Raw records ::
** begin **
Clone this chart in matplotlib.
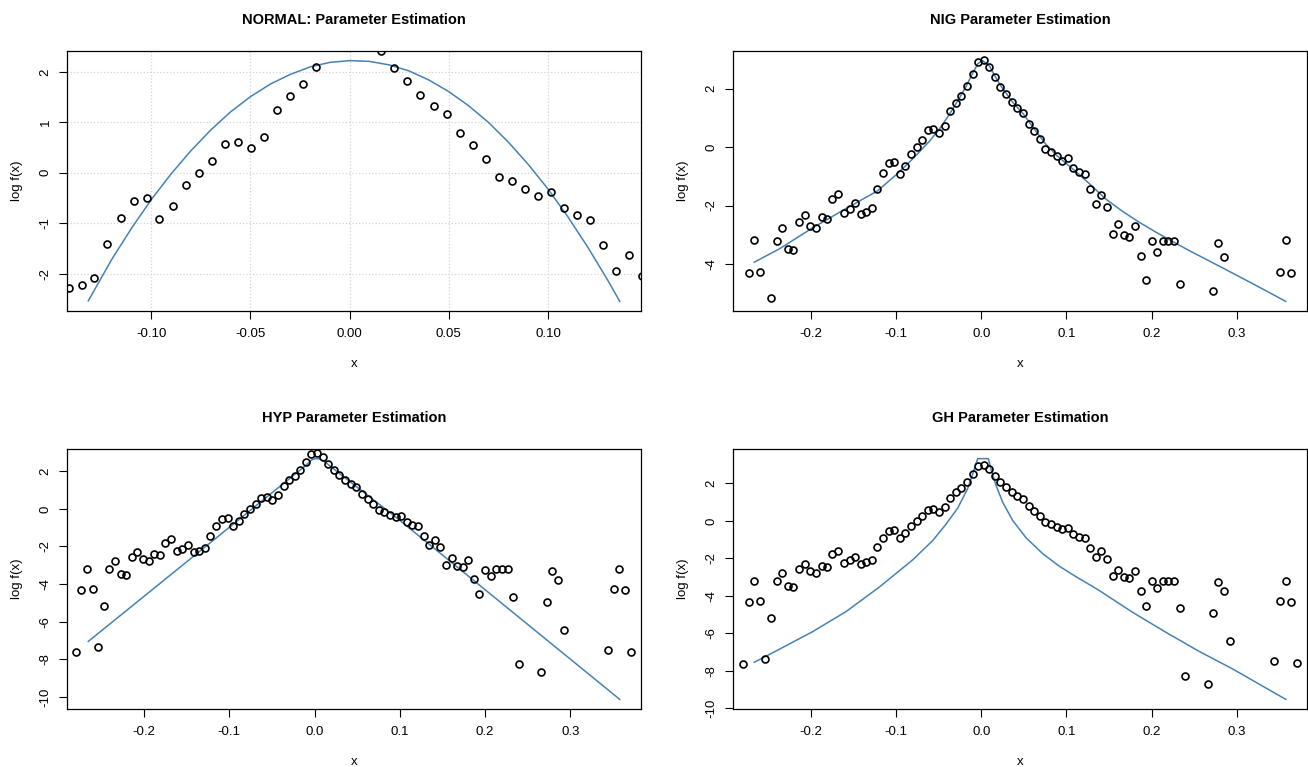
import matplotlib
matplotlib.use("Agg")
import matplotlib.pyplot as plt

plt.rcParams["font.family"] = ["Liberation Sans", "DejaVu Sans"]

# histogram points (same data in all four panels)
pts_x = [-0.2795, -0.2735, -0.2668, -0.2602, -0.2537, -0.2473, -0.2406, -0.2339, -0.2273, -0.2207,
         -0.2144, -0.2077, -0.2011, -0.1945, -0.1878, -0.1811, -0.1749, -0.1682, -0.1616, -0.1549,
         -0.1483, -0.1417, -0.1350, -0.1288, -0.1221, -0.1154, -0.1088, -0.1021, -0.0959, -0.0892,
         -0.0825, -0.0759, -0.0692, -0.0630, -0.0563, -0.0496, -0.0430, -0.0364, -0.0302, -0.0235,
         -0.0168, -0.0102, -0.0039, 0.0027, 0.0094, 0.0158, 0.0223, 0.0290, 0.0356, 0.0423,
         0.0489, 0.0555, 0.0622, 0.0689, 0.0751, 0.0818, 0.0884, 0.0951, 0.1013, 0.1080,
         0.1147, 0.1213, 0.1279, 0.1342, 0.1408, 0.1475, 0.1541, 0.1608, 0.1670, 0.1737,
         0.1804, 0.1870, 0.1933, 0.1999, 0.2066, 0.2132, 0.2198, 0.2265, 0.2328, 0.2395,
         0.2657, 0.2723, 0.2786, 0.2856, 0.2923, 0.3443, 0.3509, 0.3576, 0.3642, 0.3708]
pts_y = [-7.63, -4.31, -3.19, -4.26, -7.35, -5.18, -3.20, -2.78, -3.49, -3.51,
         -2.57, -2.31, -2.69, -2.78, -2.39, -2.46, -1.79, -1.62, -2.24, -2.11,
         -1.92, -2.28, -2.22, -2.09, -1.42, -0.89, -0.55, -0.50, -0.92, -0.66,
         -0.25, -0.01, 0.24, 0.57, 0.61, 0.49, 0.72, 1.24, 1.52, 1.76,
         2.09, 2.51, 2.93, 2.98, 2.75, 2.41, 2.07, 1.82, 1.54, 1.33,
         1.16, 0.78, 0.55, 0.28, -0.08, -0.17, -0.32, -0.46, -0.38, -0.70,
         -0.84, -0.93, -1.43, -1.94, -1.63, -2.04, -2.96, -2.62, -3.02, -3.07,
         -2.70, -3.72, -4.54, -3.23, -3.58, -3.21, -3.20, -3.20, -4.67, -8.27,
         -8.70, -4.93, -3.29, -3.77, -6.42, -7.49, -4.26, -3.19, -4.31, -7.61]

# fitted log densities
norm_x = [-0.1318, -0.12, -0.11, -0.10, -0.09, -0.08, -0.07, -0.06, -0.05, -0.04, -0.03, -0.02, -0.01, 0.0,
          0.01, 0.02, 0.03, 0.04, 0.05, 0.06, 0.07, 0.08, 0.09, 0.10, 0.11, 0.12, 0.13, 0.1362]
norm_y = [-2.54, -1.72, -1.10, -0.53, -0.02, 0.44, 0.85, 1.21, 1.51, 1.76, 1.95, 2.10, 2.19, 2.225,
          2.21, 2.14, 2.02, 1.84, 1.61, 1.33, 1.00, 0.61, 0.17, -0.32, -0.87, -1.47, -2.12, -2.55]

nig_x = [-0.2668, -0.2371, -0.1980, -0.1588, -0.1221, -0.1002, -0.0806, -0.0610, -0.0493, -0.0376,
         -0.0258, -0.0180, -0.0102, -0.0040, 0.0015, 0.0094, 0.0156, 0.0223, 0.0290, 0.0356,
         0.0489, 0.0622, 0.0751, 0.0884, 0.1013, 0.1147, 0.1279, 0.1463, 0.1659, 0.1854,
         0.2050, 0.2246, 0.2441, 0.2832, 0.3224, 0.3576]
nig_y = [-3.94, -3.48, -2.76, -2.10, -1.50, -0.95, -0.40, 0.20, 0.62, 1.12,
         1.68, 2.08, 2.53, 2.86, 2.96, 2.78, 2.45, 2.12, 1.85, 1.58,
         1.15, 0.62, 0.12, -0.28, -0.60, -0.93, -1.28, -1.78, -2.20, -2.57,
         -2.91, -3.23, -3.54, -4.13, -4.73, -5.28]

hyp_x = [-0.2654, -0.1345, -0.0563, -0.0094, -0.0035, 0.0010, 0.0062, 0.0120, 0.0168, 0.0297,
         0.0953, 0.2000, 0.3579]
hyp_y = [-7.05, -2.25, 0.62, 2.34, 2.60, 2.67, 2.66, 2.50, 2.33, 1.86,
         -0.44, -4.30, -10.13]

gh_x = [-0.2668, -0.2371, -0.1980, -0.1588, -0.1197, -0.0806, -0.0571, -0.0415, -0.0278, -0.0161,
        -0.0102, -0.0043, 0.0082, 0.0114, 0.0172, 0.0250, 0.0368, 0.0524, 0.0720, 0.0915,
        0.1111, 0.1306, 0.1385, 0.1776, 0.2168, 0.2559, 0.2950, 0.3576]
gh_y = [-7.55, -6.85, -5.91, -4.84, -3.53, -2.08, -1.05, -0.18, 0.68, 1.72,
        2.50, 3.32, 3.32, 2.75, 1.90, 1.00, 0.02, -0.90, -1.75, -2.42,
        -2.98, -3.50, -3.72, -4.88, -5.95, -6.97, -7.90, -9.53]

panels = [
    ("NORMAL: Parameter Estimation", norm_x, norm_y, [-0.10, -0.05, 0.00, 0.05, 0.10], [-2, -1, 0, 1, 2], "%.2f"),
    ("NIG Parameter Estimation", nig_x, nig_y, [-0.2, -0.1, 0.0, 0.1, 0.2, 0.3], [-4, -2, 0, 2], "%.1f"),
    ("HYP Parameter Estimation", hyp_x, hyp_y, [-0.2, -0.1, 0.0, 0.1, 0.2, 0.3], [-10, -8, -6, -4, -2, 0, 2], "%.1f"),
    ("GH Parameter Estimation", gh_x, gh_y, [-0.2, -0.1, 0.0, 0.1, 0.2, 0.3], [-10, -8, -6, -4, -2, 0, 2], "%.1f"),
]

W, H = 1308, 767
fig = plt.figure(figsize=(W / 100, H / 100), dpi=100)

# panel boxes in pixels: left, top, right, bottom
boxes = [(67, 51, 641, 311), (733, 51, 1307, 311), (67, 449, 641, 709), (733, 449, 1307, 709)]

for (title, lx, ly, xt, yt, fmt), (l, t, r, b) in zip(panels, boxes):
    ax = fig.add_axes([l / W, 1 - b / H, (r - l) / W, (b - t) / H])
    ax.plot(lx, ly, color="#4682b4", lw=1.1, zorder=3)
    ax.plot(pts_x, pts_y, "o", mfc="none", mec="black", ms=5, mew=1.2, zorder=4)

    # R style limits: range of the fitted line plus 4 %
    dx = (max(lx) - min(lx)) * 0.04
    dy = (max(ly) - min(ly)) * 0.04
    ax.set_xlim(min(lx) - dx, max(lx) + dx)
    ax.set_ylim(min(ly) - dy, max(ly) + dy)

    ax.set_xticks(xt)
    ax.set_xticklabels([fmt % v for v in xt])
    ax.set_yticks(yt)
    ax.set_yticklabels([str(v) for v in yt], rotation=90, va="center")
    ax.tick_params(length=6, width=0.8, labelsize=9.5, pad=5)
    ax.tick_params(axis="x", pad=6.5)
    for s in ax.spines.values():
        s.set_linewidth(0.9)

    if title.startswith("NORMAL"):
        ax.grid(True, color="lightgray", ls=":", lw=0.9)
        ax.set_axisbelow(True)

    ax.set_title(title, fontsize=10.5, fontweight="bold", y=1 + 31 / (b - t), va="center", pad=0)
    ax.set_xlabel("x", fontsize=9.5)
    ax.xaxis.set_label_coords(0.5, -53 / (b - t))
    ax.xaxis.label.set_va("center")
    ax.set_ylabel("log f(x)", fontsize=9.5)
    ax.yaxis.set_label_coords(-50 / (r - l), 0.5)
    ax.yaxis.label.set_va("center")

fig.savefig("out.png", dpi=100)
** end **
** begin **
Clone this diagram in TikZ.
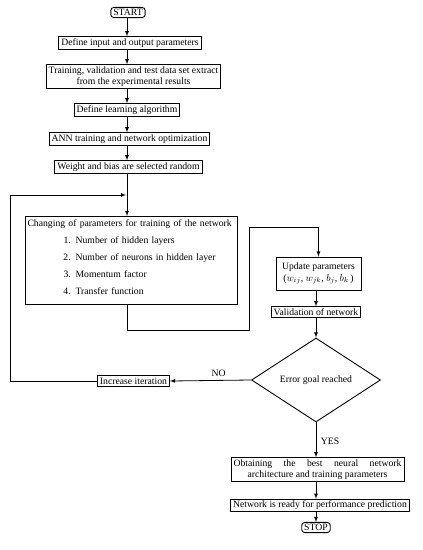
** end **
** begin **
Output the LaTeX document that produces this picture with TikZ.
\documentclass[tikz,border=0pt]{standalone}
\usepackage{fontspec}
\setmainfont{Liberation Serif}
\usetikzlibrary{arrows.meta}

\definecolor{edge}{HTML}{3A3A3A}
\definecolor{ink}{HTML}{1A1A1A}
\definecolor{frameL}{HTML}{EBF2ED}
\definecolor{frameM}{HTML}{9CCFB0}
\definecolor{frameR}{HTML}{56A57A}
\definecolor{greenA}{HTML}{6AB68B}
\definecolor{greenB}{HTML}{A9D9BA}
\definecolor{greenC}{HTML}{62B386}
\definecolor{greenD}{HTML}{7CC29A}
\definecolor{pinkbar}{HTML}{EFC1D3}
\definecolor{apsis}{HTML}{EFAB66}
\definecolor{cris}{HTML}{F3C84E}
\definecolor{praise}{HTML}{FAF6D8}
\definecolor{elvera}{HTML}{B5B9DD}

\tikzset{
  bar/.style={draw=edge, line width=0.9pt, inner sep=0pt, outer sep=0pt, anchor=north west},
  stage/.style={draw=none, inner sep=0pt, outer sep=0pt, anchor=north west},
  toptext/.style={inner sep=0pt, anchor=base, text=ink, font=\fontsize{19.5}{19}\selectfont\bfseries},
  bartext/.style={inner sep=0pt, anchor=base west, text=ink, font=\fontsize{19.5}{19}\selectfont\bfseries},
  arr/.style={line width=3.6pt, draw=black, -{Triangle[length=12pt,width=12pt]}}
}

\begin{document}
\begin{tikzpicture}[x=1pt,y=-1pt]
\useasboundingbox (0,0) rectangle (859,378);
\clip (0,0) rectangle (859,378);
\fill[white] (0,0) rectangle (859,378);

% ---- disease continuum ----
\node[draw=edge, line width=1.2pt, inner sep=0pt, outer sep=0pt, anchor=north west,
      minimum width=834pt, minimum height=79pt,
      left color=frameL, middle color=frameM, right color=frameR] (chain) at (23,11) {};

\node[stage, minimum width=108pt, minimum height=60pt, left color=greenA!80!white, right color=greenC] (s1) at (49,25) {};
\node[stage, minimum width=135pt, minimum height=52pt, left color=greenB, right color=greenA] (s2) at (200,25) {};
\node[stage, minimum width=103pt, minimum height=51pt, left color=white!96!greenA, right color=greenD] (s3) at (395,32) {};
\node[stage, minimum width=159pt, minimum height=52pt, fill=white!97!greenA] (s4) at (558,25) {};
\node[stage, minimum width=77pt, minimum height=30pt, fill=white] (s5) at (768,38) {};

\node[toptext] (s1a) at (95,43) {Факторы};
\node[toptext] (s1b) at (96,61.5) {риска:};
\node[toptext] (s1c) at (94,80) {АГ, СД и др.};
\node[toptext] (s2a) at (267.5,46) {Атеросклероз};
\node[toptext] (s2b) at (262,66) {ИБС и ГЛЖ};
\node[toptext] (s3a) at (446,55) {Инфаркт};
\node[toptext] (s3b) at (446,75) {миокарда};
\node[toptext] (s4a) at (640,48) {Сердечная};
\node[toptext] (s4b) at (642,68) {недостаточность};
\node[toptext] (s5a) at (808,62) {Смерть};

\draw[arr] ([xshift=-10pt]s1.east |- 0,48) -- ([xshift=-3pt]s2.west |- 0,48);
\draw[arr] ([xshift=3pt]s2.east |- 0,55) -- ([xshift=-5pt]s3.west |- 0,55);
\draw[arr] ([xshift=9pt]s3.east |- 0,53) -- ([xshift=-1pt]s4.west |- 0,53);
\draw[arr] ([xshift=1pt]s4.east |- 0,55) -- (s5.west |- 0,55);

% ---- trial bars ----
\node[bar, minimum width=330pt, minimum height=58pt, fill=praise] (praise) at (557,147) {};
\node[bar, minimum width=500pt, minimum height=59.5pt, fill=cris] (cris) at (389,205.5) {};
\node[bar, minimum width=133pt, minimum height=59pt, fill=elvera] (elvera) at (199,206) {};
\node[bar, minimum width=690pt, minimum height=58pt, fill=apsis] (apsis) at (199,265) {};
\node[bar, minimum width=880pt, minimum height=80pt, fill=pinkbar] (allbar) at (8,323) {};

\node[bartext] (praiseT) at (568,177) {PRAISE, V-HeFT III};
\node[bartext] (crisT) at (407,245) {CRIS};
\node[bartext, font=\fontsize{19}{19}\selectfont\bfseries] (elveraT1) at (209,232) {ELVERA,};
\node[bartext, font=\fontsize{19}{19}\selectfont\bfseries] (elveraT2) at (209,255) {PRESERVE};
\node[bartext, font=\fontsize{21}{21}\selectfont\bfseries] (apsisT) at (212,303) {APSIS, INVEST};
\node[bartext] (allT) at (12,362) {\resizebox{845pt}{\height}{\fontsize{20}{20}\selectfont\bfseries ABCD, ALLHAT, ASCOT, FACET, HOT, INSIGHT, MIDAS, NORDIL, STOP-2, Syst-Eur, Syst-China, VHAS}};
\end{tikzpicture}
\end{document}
** end **
Give again, word for word, the part that opens with the line containing "Clone this chart in matplotlib." and closes with the one containing "-3.19, -4.31, -7.61]". Include both of those lines and skip all pictures.

Solution for this exercise ::
Clone this chart in matplotlib.
import matplotlib
matplotlib.use("Agg")
import matplotlib.pyplot as plt

plt.rcParams["font.family"] = ["Liberation Sans", "DejaVu Sans"]

# histogram points (same data in all four panels)
pts_x = [-0.2795, -0.2735, -0.2668, -0.2602, -0.2537, -0.2473, -0.2406, -0.2339, -0.2273, -0.2207,
         -0.2144, -0.2077, -0.2011, -0.1945, -0.1878, -0.1811, -0.1749, -0.1682, -0.1616, -0.1549,
         -0.1483, -0.1417, -0.1350, -0.1288, -0.1221, -0.1154, -0.1088, -0.1021, -0.0959, -0.0892,
         -0.0825, -0.0759, -0.0692, -0.0630, -0.0563, -0.0496, -0.0430, -0.0364, -0.0302, -0.0235,
         -0.0168, -0.0102, -0.0039, 0.0027, 0.0094, 0.0158, 0.0223, 0.0290, 0.0356, 0.0423,
         0.0489, 0.0555, 0.0622, 0.0689, 0.0751, 0.0818, 0.0884, 0.0951, 0.1013, 0.1080,
         0.1147, 0.1213, 0.1279, 0.1342, 0.1408, 0.1475, 0.1541, 0.1608, 0.1670, 0.1737,
         0.1804, 0.1870, 0.1933, 0.1999, 0.2066, 0.2132, 0.2198, 0.2265, 0.2328, 0.2395,
         0.2657, 0.2723, 0.2786, 0.2856, 0.2923, 0.3443, 0.3509, 0.3576, 0.3642, 0.3708]
pts_y = [-7.63, -4.31, -3.19, -4.26, -7.35, -5.18, -3.20, -2.78, -3.49, -3.51,
         -2.57, -2.31, -2.69, -2.78, -2.39, -2.46, -1.79, -1.62, -2.24, -2.11,
         -1.92, -2.28, -2.22, -2.09, -1.42, -0.89, -0.55, -0.50, -0.92, -0.66,
         -0.25, -0.01, 0.24, 0.57, 0.61, 0.49, 0.72, 1.24, 1.52, 1.76,
         2.09, 2.51, 2.93, 2.98, 2.75, 2.41, 2.07, 1.82, 1.54, 1.33,
         1.16, 0.78, 0.55, 0.28, -0.08, -0.17, -0.32, -0.46, -0.38, -0.70,
         -0.84, -0.93, -1.43, -1.94, -1.63, -2.04, -2.96, -2.62, -3.02, -3.07,
         -2.70, -3.72, -4.54, -3.23, -3.58, -3.21, -3.20, -3.20, -4.67, -8.27,
         -8.70, -4.93, -3.29, -3.77, -6.42, -7.49, -4.26, -3.19, -4.31, -7.61]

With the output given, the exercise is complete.